IMPORTANT: If you claim any personal super contributions as a tax deduction (see point 3 below), you will not be entitled to a co-contribution from the government for those contributions. It’s like you have to pick one or the other, so make sure know which one will be best for you!
2. Get up to $500 via the Low Income Superannuation Tax Offset (LISTO)
What is it? If you are eligible for the government co-contribution then you may also be eligible for the Low Income Superannuation Tax Offset (LISTO) – yep another acronym, sorry. If you earn $37,000 or less you may get up to $500 from the government that goes straight into your super. Essentially, LISTO is a refund of 15% of your total concessional (before-tax) super contributions (e.g. regular super contributions from your employer, or if you salary sacrifice).
Because LISTO is based on before tax contributions, it’s a bit different to the Government co-contribution described above, as well as having different criteria to be eligible.
How do you get it? Even better is that as long as you’ve lodged your tax return you do not need to do anything specifically to get the LISTO – like lodge a form with your super fund. The ATO handles it all and the extra contribution is paid straight into your super fund.
Here’s an example of how LISTO is calculated:
Michelle earns $35,000 in the financial year and also meets the other LISTO eligibility criteria. Her employer makes a super guarantee contribution of $3,325 into her super fund (35,000 x 9.5%). She also salary sacrifices $660 to super through her employer.
Therefore her total concessional contributions for the year are $3,985 ($3,325 + $660).

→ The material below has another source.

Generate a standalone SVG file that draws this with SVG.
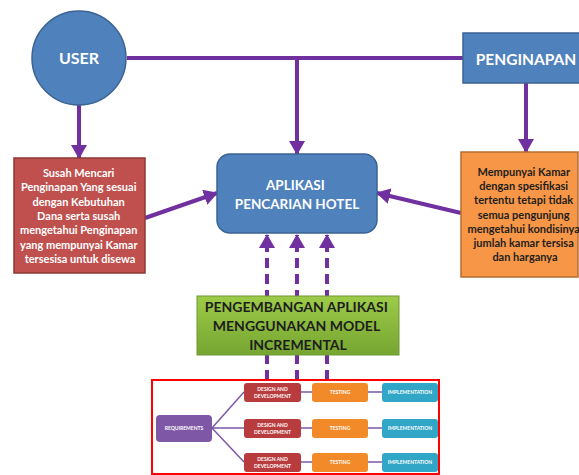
<svg xmlns="http://www.w3.org/2000/svg" width="579" height="475" viewBox="0 0 579 475">
<defs>
<marker id="ah" markerUnits="userSpaceOnUse" markerWidth="16" markerHeight="16" viewBox="0 0 16 16" refX="13" refY="8" orient="auto">
<path d="M0,0 L14,8 L0,16 Z" fill="#7030A0"/>
</marker>
<linearGradient id="gg" x1="0" y1="0" x2="0" y2="1">
<stop offset="0" stop-color="#9DCB48"/>
<stop offset="1" stop-color="#76A532"/>
</linearGradient>
<style>
.t{font-family:Lato,"Open Sans","Liberation Sans",sans-serif;font-weight:bold;text-anchor:middle}
.w{fill:#FFFFFF}
.k{fill:#1E1E1E}
.c{stroke:#7030A0;stroke-width:4;fill:none}
.d{stroke:#7030A0;stroke-width:4;fill:none;stroke-dasharray:10 6}
.s{font-size:5px}
.fl{stroke:#7E58A6;stroke-width:1.5;fill:none}
</style>
</defs>
<g id="connectors">
<line class="c" x1="127" y1="58" x2="463" y2="58"/>
<line class="c" x1="79" y1="105" x2="79" y2="158" marker-end="url(#ah)"/>
<line class="c" x1="297" y1="58" x2="297" y2="154" marker-end="url(#ah)"/>
<line class="c" x1="526" y1="83" x2="526" y2="152" marker-end="url(#ah)"/>
<line class="c" x1="145" y1="218" x2="217" y2="193" marker-end="url(#ah)"/>
<line class="c" x1="461" y1="213" x2="377" y2="193" marker-end="url(#ah)"/>
<line class="d" x1="267" y1="380" x2="267" y2="235" marker-end="url(#ah)"/>
<line class="d" x1="297" y1="380" x2="297" y2="235" marker-end="url(#ah)"/>
<line class="d" x1="327" y1="380" x2="327" y2="235" marker-end="url(#ah)"/>
</g>
<g id="user">
<circle cx="79" cy="58" r="47" fill="#4F81BD" stroke="#3A6393" stroke-width="1.5"/>
<text class="t w" x="79" y="64" font-size="16">USER</text>
</g>
<g id="penginapan">
<rect x="463" y="33" width="120" height="50" fill="#4F81BD" stroke="#3A6393" stroke-width="1.5"/>
<text class="t w" x="526" y="65" font-size="15.5">PENGINAPAN</text>
</g>
<g id="masalah-user">
<rect x="14" y="158" width="131" height="115" fill="#C0504D" stroke="#8C3836" stroke-width="1.5"/>
<text class="t w" font-size="11">
<tspan x="80" y="177">Susah Mencari</tspan>
<tspan x="80" y="191.3">Penginapan Yang sesuai</tspan>
<tspan x="80" y="205.6">dengan Kebutuhan</tspan>
<tspan x="80" y="219.9">Dana serta susah</tspan>
<tspan x="80" y="234.2">mengetahui Penginapan</tspan>
<tspan x="80" y="248.5">yang mempunyai Kamar</tspan>
<tspan x="80" y="262.8">tersesisa untuk disewa</tspan>
</text>
</g>
<g id="masalah-penginapan">
<rect x="461" y="152" width="117" height="125" fill="#F79646" stroke="#B66D31" stroke-width="1.5"/>
<text class="t k" font-size="11">
<tspan x="525" y="176">Mempunyai Kamar</tspan>
<tspan x="525" y="190.2">dengan spesifikasi</tspan>
<tspan x="525" y="204.4">tertentu tetapi tidak</tspan>
<tspan x="525" y="218.6">semua pengunjung</tspan>
<tspan x="525" y="232.8">mengetahui kondisinya</tspan>
<tspan x="525" y="247">jumlah kamar tersisa</tspan>
<tspan x="525" y="261.2">dan harganya</tspan>
</text>
</g>
<g id="aplikasi">
<rect x="217" y="154" width="160" height="79" rx="13" fill="#4F81BD" stroke="#3A6393" stroke-width="1.5"/>
<text class="t w" font-size="13.5">
<tspan x="297" y="190">APLIKASI</tspan>
<tspan x="297" y="209">PENCARIAN HOTEL</tspan>
</text>
</g>
<g id="pengembangan">
<rect x="197" y="296" width="202" height="59" fill="url(#gg)" stroke="#6E9A32" stroke-width="1"/>
<text class="t k" font-size="14">
<tspan x="298" y="312">PENGEMBANGAN APLIKASI</tspan>
<tspan x="298" y="331">MENGGUNAKAN MODEL</tspan>
<tspan x="298" y="350">INCREMENTAL</tspan>
</text>
</g>
<g id="model-incremental">
<rect x="152" y="380" width="287" height="94" fill="#FFFFFF" stroke="#FF0000" stroke-width="2"/>
<g id="flow-lines">
<path class="fl" d="M212,428 L244,392 M212,428 L244,428 M212,428 L244,462 M301,392 L312,392 M368,392 L382,392 M301,428 L312,428 M368,428 L382,428 M301,462 L312,462 M368,462 L382,462"/>
</g>
<g id="requirements">
<rect x="156" y="415" width="56" height="27" rx="4" fill="#7E58A6"/>
<text class="t w s" x="184" y="430">REQUIREMENTS</text>
</g>
<g id="design1">
<rect x="244" y="383" width="57" height="19" rx="3" fill="#B83B3E"/>
<text class="t w s"><tspan x="272.5" y="391">DESIGN AND</tspan><tspan x="272.5" y="398">DEVELOPMENT</tspan></text>
</g>
<g id="testing1">
<rect x="312" y="383" width="56" height="19" rx="3" fill="#F28A2A"/>
<text class="t w s" x="340" y="394">TESTING</text>
</g>
<g id="impl1">
<rect x="382" y="383" width="56" height="19" rx="3" fill="#31A6C6"/>
<text class="t w s" x="410" y="394">IMPLEMENTATION</text>
</g>
<g id="design2">
<rect x="244" y="419" width="57" height="19" rx="3" fill="#B83B3E"/>
<text class="t w s"><tspan x="272.5" y="427">DESIGN AND</tspan><tspan x="272.5" y="434">DEVELOPMENT</tspan></text>
</g>
<g id="testing2">
<rect x="312" y="419" width="56" height="19" rx="3" fill="#F28A2A"/>
<text class="t w s" x="340" y="430">TESTING</text>
</g>
<g id="impl2">
<rect x="382" y="419" width="56" height="19" rx="3" fill="#31A6C6"/>
<text class="t w s" x="410" y="430">IMPLEMENTATION</text>
</g>
<g id="design3">
<rect x="244" y="453" width="57" height="19" rx="3" fill="#B83B3E"/>
<text class="t w s"><tspan x="272.5" y="461">DESIGN AND</tspan><tspan x="272.5" y="468">DEVELOPMENT</tspan></text>
</g>
<g id="testing3">
<rect x="312" y="453" width="56" height="19" rx="3" fill="#F28A2A"/>
<text class="t w s" x="340" y="464">TESTING</text>
</g>
<g id="impl3">
<rect x="382" y="453" width="56" height="19" rx="3" fill="#31A6C6"/>
<text class="t w s" x="410" y="464">IMPLEMENTATION</text>
</g>
</g>
</svg>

Michelle will receive the maximum LISTO amount of $500 as 15% of her total super eligible contributions are actually $598 ($3,985 × 0.15). But because the maximum amount the Government pays is $500 she won’t get the full $598.
3. Claim personal super contributions as a tax deduction
Yep, that’s correct. Personal after tax contributions can be claimed as a tax deduction! Who said that you only get benefits from super when you retire?

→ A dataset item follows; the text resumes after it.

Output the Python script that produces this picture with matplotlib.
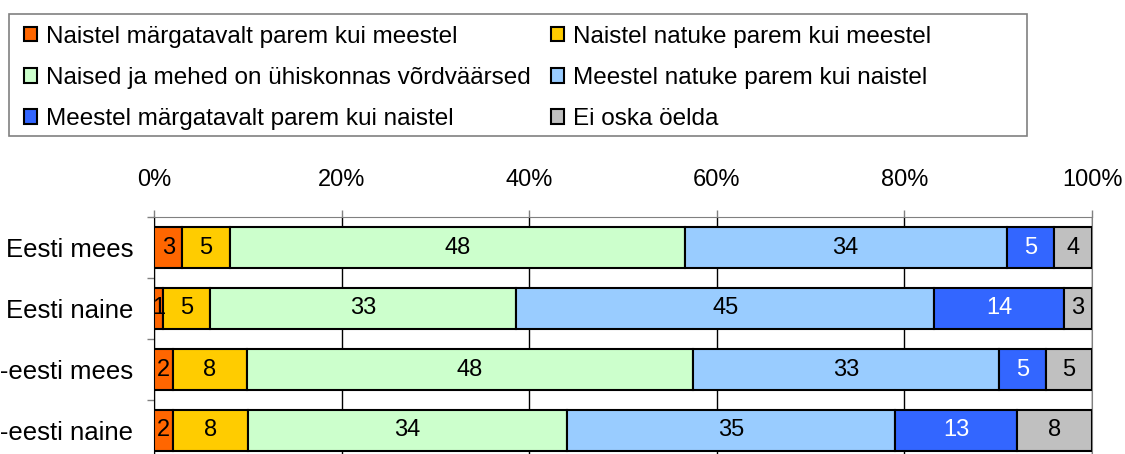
import numpy as np
import matplotlib.pyplot as plt
from matplotlib.patches import Rectangle, Patch

plt.rcParams['font.family'] = ['Liberation Sans', 'DejaVu Sans']

groups = ["Eesti mees", "Eesti naine", "Mitte-eesti mees", "Mitte-eesti naine"]
answers = [
    "Naistel märgatavalt parem kui meestel",
    "Naistel natuke parem kui meestel",
    "Naised ja mehed on ühiskonnas võrdväärsed",
    "Meestel natuke parem kui naistel",
    "Meestel märgatavalt parem kui naistel",
    "Ei oska öelda",
]
# displayed values (%), one list per answer, in group order
much_better_w = [3, 1, 2, 2]
bit_better_w = [5, 5, 8, 8]
equal = [48, 33, 48, 34]
bit_better_m = [34, 45, 33, 35]
much_better_m = [5, 14, 5, 13]
dont_know = [4, 3, 5, 8]

colors = ["#FF6600", "#FFCC00", "#CCFFCC", "#99CCFF", "#3366FF", "#C0C0C0"]
text_colors = ["black", "black", "black", "black", "white", "black"]

data = np.array([much_better_w, bit_better_w, equal, bit_better_m,
                 much_better_m, dont_know], dtype=float)
shares = data / data.sum(axis=0) * 100

W, H = 1125, 454
fig = plt.figure(figsize=(W / 100, H / 100), dpi=100)
ax = fig.add_axes([154 / W, -7 / H, (1092 - 154) / W, 244 / H])

y = np.arange(len(groups))
left = np.zeros(len(groups))
for i in range(len(answers)):
    ax.barh(y, shares[i], left=left, height=0.67, color=colors[i],
            edgecolor="black", linewidth=1.5, zorder=3)
    for j in range(len(groups)):
        ax.text(left[j] + shares[i][j] / 2, y[j], f"{data[i][j]:.0f}",
                ha="center", va="center", fontsize=17,
                color=text_colors[i], zorder=4)
    left += shares[i]

ax.set_xlim(0, 100)
ax.set_ylim(len(groups) - 0.5, -0.5)
ax.xaxis.tick_top()
ax.set_xticks(np.arange(0, 101, 20))
ax.set_xticklabels([f"{v}%" for v in range(0, 101, 20)])
ax.tick_params(axis="x", direction="out", length=5, width=1, pad=14,
               labelsize=17, color="#808080")
ax.grid(axis="x", color="black", linewidth=1, zorder=0)

ax.set_yticks(np.arange(len(groups) + 1) - 0.5)
ax.set_yticklabels([])
ax.set_yticks(y, minor=True)
ax.set_yticklabels(groups, minor=True)
ax.tick_params(axis="y", which="major", direction="out", length=5, width=1,
               color="#808080")
ax.tick_params(axis="y", which="minor", length=0, pad=15, labelsize=18.5)

for s in ["top", "right"]:
    ax.spines[s].set_color("#808080")
ax.spines["left"].set_color("black")
ax.spines["bottom"].set_visible(False)

# legend box
fig.patches.append(Rectangle((9 / W, 1 - 136 / H), (1027 - 9) / W, 122 / H,
                             transform=fig.transFigure, facecolor="white",
                             edgecolor="#808080", linewidth=1.2))
handles = [Patch(facecolor=c, edgecolor="black", linewidth=1.5) for c in colors]
order = [0, 2, 4, 1, 3, 5]  # fill legend row by row
fig.legend([handles[k] for k in order], [answers[k] for k in order],
           ncol=2, loc="upper left",
           bbox_to_anchor=(14 / W, 1 - 16 / H), frameon=False, fontsize=17.5,
           handlelength=0.55, handleheight=0.55, handletextpad=0.35,
           labelspacing=0.79, columnspacing=0.85, borderaxespad=0)

fig.savefig("out.png", dpi=100)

So, for example I’ve currently made $400 of contributions this year through Longevity App (obviously I’m using it 😉 ) so I can claim that $400 as a tax deduction in my tax return at the end of the financial year. While you can make personal investments into your super in other ways too, these top ups are helping me boost my nest egg for a better retirement and giving me a bit extra in my tax return which is a double bonus!

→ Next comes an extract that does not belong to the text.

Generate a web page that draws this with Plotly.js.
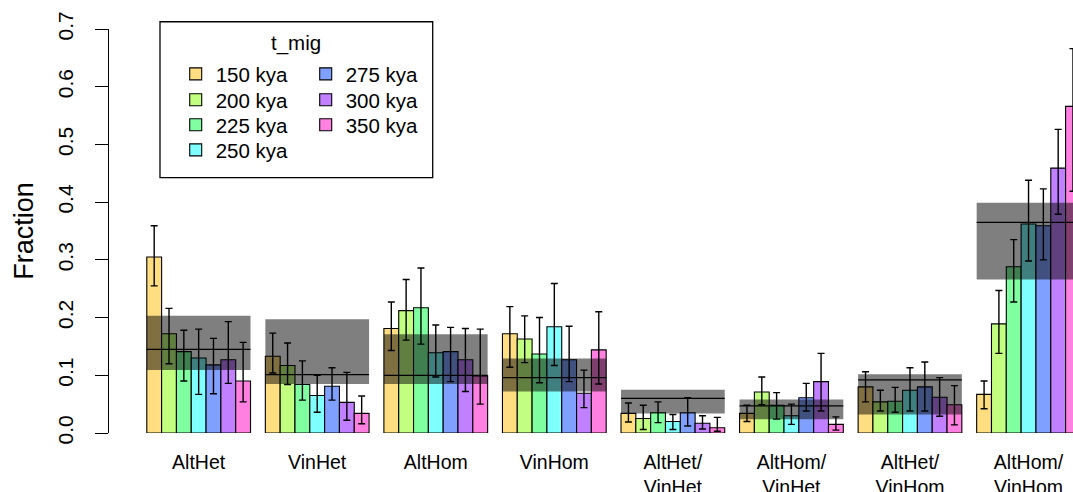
<!DOCTYPE html>
<html>
<head>
<meta charset="utf-8">
<script src="https://cdn.plot.ly/plotly-3.0.1.min.js"></script>
<style>html,body{margin:0;padding:0;background:#fff;}#chart{width:1073px;height:492px;}</style>
</head>
<body>
<div id="chart"></div>
<script>
// ---- data ----
const categories = ['AltHet', 'VinHet', 'AltHom', 'VinHom', 'AltHet/VinHet', 'AltHom/VinHet', 'AltHet/VinHom', 'AltHom/VinHom'];
const tickLabels = ['AltHet', 'VinHet', 'AltHom', 'VinHom', 'AltHet/<br>VinHet', 'AltHom/<br>VinHet', 'AltHet/<br>VinHom', 'AltHom/<br>VinHom'];
const tmig = ['150 kya', '200 kya', '225 kya', '250 kya', '275 kya', '300 kya', '350 kya'];
const colors = ['#FFDE82', '#C2FF80', '#80FFA0', '#80FFFF', '#80A0FF', '#C080FF', '#FF80E0'];
const legendTitle = 't_mig';

const val150 = [0.305, 0.133, 0.181, 0.172, 0.034, 0.034, 0.080, 0.067];
const lo150  = [0.255, 0.104, 0.143, 0.114, 0.019, 0.020, 0.054, 0.042];
const hi150  = [0.359, 0.173, 0.227, 0.219, 0.052, 0.048, 0.106, 0.090];

const val200 = [0.172, 0.117, 0.212, 0.163, 0.025, 0.071, 0.054, 0.189];
const lo200  = [0.120, 0.084, 0.161, 0.122, 0.006, 0.049, 0.038, 0.138];
const hi200  = [0.216, 0.156, 0.266, 0.203, 0.048, 0.097, 0.074, 0.247];

const val225 = [0.141, 0.084, 0.217, 0.137, 0.035, 0.048, 0.055, 0.288];
const lo225  = [0.090, 0.057, 0.154, 0.087, 0.018, 0.024, 0.036, 0.227];
const hi225  = [0.178, 0.125, 0.286, 0.200, 0.054, 0.070, 0.079, 0.335];

const val250 = [0.130, 0.065, 0.139, 0.184, 0.020, 0.030, 0.074, 0.362];
const lo250  = [0.067, 0.036, 0.097, 0.117, 0.006, 0.015, 0.038, 0.298];
const hi250  = [0.180, 0.100, 0.187, 0.259, 0.032, 0.050, 0.113, 0.438];

const val275 = [0.118, 0.081, 0.141, 0.127, 0.035, 0.061, 0.080, 0.359];
const lo275  = [0.068, 0.057, 0.089, 0.089, 0.012, 0.038, 0.038, 0.300];
const hi275  = [0.164, 0.113, 0.183, 0.185, 0.061, 0.086, 0.123, 0.423];

const val300 = [0.127, 0.053, 0.127, 0.069, 0.017, 0.089, 0.062, 0.459];
const lo300  = [0.086, 0.022, 0.072, 0.044, 0.007, 0.038, 0.029, 0.379];
const hi300  = [0.193, 0.105, 0.181, 0.109, 0.030, 0.138, 0.096, 0.526];

const val350 = [0.090, 0.034, 0.099, 0.144, 0.009, 0.015, 0.049, 0.566];
const lo350  = [0.054, 0.016, 0.050, 0.085, 0.003, 0.005, 0.014, 0.419];
const hi350  = [0.157, 0.064, 0.180, 0.210, 0.027, 0.028, 0.082, 0.666];

// observed fraction with its interval (grey band + black line)
const observed   = [0.145, 0.101, 0.100, 0.096, 0.060, 0.047, 0.092, 0.365];
const observedLo = [0.109, 0.085, 0.085, 0.072, 0.034, 0.024, 0.032, 0.266];
const observedHi = [0.203, 0.197, 0.171, 0.129, 0.075, 0.058, 0.102, 0.399];

const yTicks = [0, 0.1, 0.2, 0.3, 0.4, 0.5, 0.6, 0.7];

// ---- build ----
const vals = [val150, val200, val225, val250, val275, val300, val350];
const los = [lo150, lo200, lo225, lo250, lo275, lo300, lo350];
const his = [hi150, hi200, hi225, hi250, hi275, hi300, hi350];
const nS = tmig.length;           // bars per group
const groupStep = nS + 1;         // one empty slot between groups
const nRows = 4;                  // legend laid out column-wise in 2 columns
const legendId = j => { const r = j % nRows; return r === 0 ? 'legend' : 'legend' + (r + 1); };

const traces = tmig.map((name, j) => ({
  type: 'bar',
  name: name,
  legend: legendId(j),
  x: categories.map((_, k) => 1.5 + groupStep * k + j),
  y: vals[j],
  width: 1,
  marker: {color: colors[j], line: {color: '#000', width: 1.1}},
  error_y: {
    type: 'data', symmetric: false,
    array: vals[j].map((v, k) => his[j][k] - v),
    arrayminus: vals[j].map((v, k) => v - los[j][k]),
    color: '#000', thickness: 1.4, width: 3.5
  },
  hoverinfo: 'skip'
}));

const shapes = [];
categories.forEach((c, k) => {
  const x0 = 1 + groupStep * k, x1 = x0 + nS;
  shapes.push({type: 'rect', xref: 'x', yref: 'y', x0: x0, x1: x1, y0: observedLo[k], y1: observedHi[k],
    fillcolor: 'rgba(0,0,0,0.5)', line: {width: 0}, layer: 'above'});
  shapes.push({type: 'line', xref: 'x', yref: 'y', x0: x0, x1: x1, y0: observed[k], y1: observed[k],
    line: {color: '#000', width: 1.3}, layer: 'above'});
});
// legend frame
shapes.push({type: 'rect', xref: 'paper', yref: 'paper', x0: 0.0529, x1: 0.3358, y0: 0.632, y1: 1.018,
  fillcolor: 'rgba(0,0,0,0)', line: {color: '#000', width: 1.3}, layer: 'above'});

const font = 'Liberation Sans, Arial, Helvetica, sans-serif';
const legendFont = {size: 20.5, family: font, color: '#000'};
const legendRowY = [0.938, 0.874, 0.812, 0.750];

const layout = {
  width: 1073, height: 492,
  margin: {l: 109, r: 0, t: 29, b: 59, pad: 0},
  paper_bgcolor: '#fff', plot_bgcolor: '#fff',
  font: {family: font, color: '#000'},
  barmode: 'overlay',
  showlegend: true,
  xaxis: {
    range: [-1.55, 63.5],
    tickmode: 'array',
    tickvals: categories.map((_, k) => 1 + groupStep * k + nS / 2),
    ticktext: tickLabels,
    ticks: '', showline: false, showgrid: false, zeroline: false,
    tickfont: {size: 19.5, family: font},
    ticklabelstandoff: 15,
    automargin: false, fixedrange: true
  },
  yaxis: {
    range: [0, 0.7],
    tickmode: 'array', tickvals: yTicks,
    ticktext: yTicks.map(v => v.toFixed(1)),
    tickangle: -90,
    ticks: 'outside', ticklen: 13, tickwidth: 1, tickcolor: '#000',
    showline: true, linecolor: '#000', linewidth: 1,
    showgrid: false, zeroline: false,
    tickfont: {size: 21, family: font},
    ticklabelstandoff: 14,
    title: {text: 'Fraction', font: {size: 27, family: font}, standoff: 12},
    automargin: false, fixedrange: true
  },
  annotations: [{
    text: legendTitle, xref: 'paper', yref: 'paper', x: 0.1942, y: 0.966,
    xanchor: 'center', yanchor: 'middle', showarrow: false,
    font: legendFont
  }],
  shapes: shapes
};
legendRowY.forEach((yy, r) => {
  layout[r === 0 ? 'legend' : 'legend' + (r + 1)] = {
    x: 0.0692, y: yy, xanchor: 'left', yanchor: 'top',
    orientation: 'h',
    entrywidth: 85, entrywidthmode: 'pixels',
    bgcolor: 'rgba(0,0,0,0)', borderwidth: 0,
    font: legendFont,
    itemclick: false, itemdoubleclick: false
  };
});

Plotly.newPlot('chart', traces, layout, {displayModeBar: false, staticPlot: true});
</script>
</body>
</html>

How to get it: for this one you will need to fill out a Notice of intent to claim or vary a deduction for personal super contributions (NAT 71121) form and submit it to your super fund (your super fund sometimes send one out to you at tax time too which is handy).
There’s a few things to keep in mind, so make sure you have a good read and talk to your accountant if you have one. For instance, there’s a limit on how much you can put into super as a pre-tax and/or concessional contribution (which is what they become if you claim personal contributions as a tax deduction). Currently the max is $25,000 a year and this includes the money your employer puts directly into your super account (aka the Super Guarantee) – so check that first or you can get whopped with extra tax by your super fund. And as already noted in point 1 above, you may be better off receiving a government co-contribution instead if you’re eligible.
As you can see, it’s always worth looking around for more ways to get better bang for your buck and there’s certainly some good initiatives around super. As a final tip if you need to make any extra contributions to be eligible etc do it sooner rather than later in case it takes a while to get sent into your super account.
Happy super boosting and stay safe!
General Advice only: the information contained in this article is general in nature and has been prepared without taking into account your financial objectives, situation or needs.